• **Task requirements**: Find every line with the word "matplotlib". Copy those lines.

■ ■ ■

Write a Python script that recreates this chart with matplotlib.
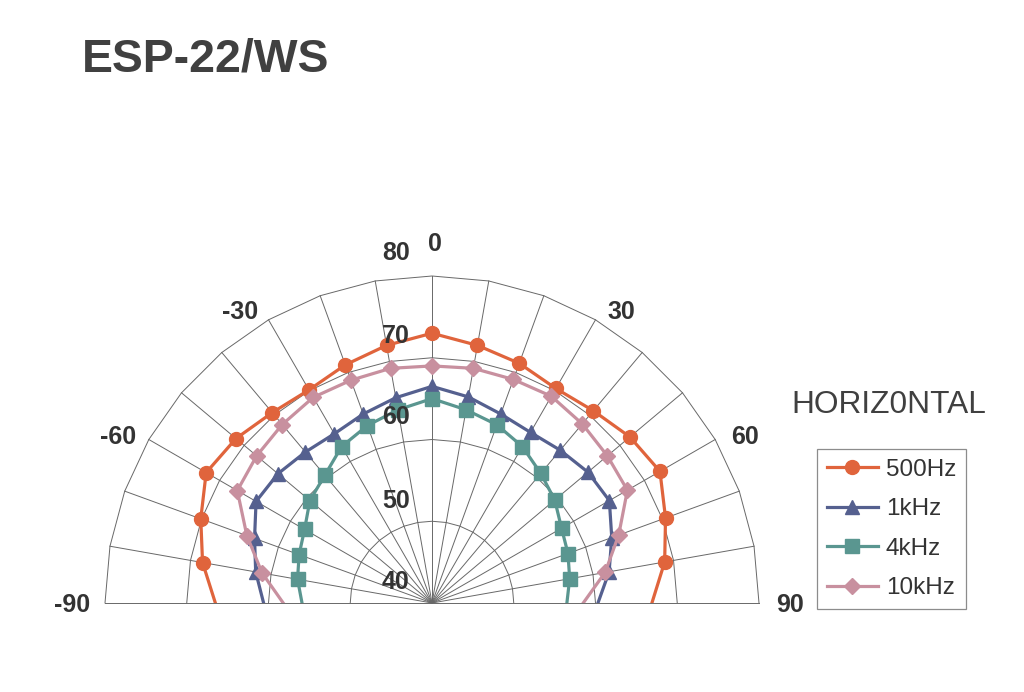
import numpy as np
import matplotlib
matplotlib.use("Agg")
import matplotlib.pyplot as plt
from matplotlib.patches import Rectangle

# ---- data ----
angles_deg = [-90, -80, -70, -60, -50, -40, -30, -20, -10, 0, 10, 20, 30, 40, 50, 60, 70, 80, 90]
spl_500hz = [66.5, 68.5, 70.1, 71.9, 71.3, 70.4, 70.1, 71.0, 72.0, 73.0, 72.0, 71.2, 70.3, 70.7, 71.6, 72.2, 70.4, 68.9, 66.9]
spl_1khz = [60.6, 61.9, 63.1, 64.85, 64.6, 64.1, 63.9, 64.6, 65.5, 66.5, 65.6, 64.6, 64.1, 64.4, 64.9, 65.05, 63.4, 62.0, 60.3]
spl_4khz = [55.9, 56.7, 57.3, 58.0, 59.5, 60.4, 62.1, 63.1, 64.0, 65.0, 64.0, 63.2, 62.1, 60.7, 59.6, 58.3, 57.7, 57.1, 56.5]
spl_10khz = [58.2, 61.1, 64.1, 67.5, 68.0, 68.5, 69.05, 69.0, 69.15, 69.0, 69.15, 69.1, 69.2, 68.6, 68.0, 67.6, 64.3, 61.5, 58.5]
series_labels = ["500Hz", "1kHz", "4kHz", "10kHz"]
radial_ticks = [40, 50, 60, 70, 80]
angle_ticks = [-90, -60, -30, 0, 30, 60, 90]
title = "ESP-22/WS"
subtitle = "HORIZ0NTAL"

colors = ["#E0643C", "#55608F", "#5A9690", "#C8909F"]
markers = ["o", "^", "s", "D"]
msizes = [10, 10, 10, 8]

W, H = 1024, 692
plt.rcParams['font.family'] = ['Liberation Sans', 'DejaVu Sans']
fig = plt.figure(figsize=(W / 100, H / 100), dpi=100)

cx, cy, R = 432, 603, 327
ax = fig.add_axes([(cx - R) / W, (H - cy - R) / H, 2 * R / W, 2 * R / H], projection='polar')
ax.set_theta_zero_location('N')
ax.set_theta_direction(-1)
ax.set_ylim(40, 80)
ax.grid(False)
ax.set_xticks([])
ax.set_yticks([])
for s in ax.spines.values():
    s.set_visible(False)
ax.patch.set_alpha(0)

# clip to the upper half (above the 90/-90 baseline)
clip_rect = Rectangle((0, (H - cy) / H), 1, cy / H, transform=fig.transFigure,
                      facecolor='none', edgecolor='none')

theta = np.deg2rad(angles_deg)
gridc = "#686868"
# polygon rings
for r in radial_ticks[1:]:
    ax.plot(theta, [r] * len(theta), color=gridc, lw=0.7, zorder=1, clip_on=False)
# spokes
for t in theta:
    ax.plot([t, t], [radial_ticks[0], radial_ticks[-1]], color=gridc, lw=0.7, zorder=1, clip_on=False)

handles = []
for vals, c, m, ms, lab in zip([spl_500hz, spl_1khz, spl_4khz, spl_10khz], colors, markers, msizes, series_labels):
    h, = ax.plot(theta, vals, color=c, lw=2.3, marker=m, markersize=ms,
                 markerfacecolor=c, markeredgecolor=c, markevery=slice(1, -1), label=lab, zorder=3)
    h.set_clip_path(clip_rect)
    handles.append(h)

def fx(x):
    return x / W

def fy(y):
    return 1 - y / H

txtc = "#333333"
fig.text(fx(82), fy(60), title, fontsize=33.4, fontweight='bold', color="#404040", va='center', ha='left')
fig.text(fx(889), fy(405), subtitle, fontsize=22.8, color="#404040", va='center', ha='center')

angle_pos = {-90: (72.5, 604.5), -60: (118, 437), -30: (240, 312), 0: (434.5, 244),
             30: (621, 312), 60: (745, 437), 90: (790, 604.5)}
for a in angle_ticks:
    x, y = angle_pos[a]
    fig.text(fx(x), fy(y), str(a), fontsize=18, fontweight='bold', color=txtc, ha='center', va='center')

rad_pos_y = {40: 582, 50: 501, 60: 417, 70: 336, 80: 252.5}
for r in radial_ticks:
    fig.text(fx(396), fy(rad_pos_y[r]), str(r), fontsize=18, fontweight='bold', color=txtc, ha='center', va='center')

leg = fig.legend(handles=handles, loc='upper left', bbox_to_anchor=(fx(817), fy(449)),
                 borderaxespad=0, frameon=True, fancybox=False, fontsize=17.5,
                 handlelength=2.1, handletextpad=0.33, labelspacing=0.72, borderpad=0.4,
                 edgecolor="#8c8c8c", framealpha=1, numpoints=1)
leg.get_frame().set_linewidth(0.9)
for t in leg.get_texts():
    t.set_color(txtc)

fig.savefig("out.png", dpi=100)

■ ■ ■

• **Solution to the problem**:
Write a Python script that recreates this chart with matplotlib.
import matplotlib
matplotlib.use("Agg")
import matplotlib.pyplot as plt
from matplotlib.patches import Rectangle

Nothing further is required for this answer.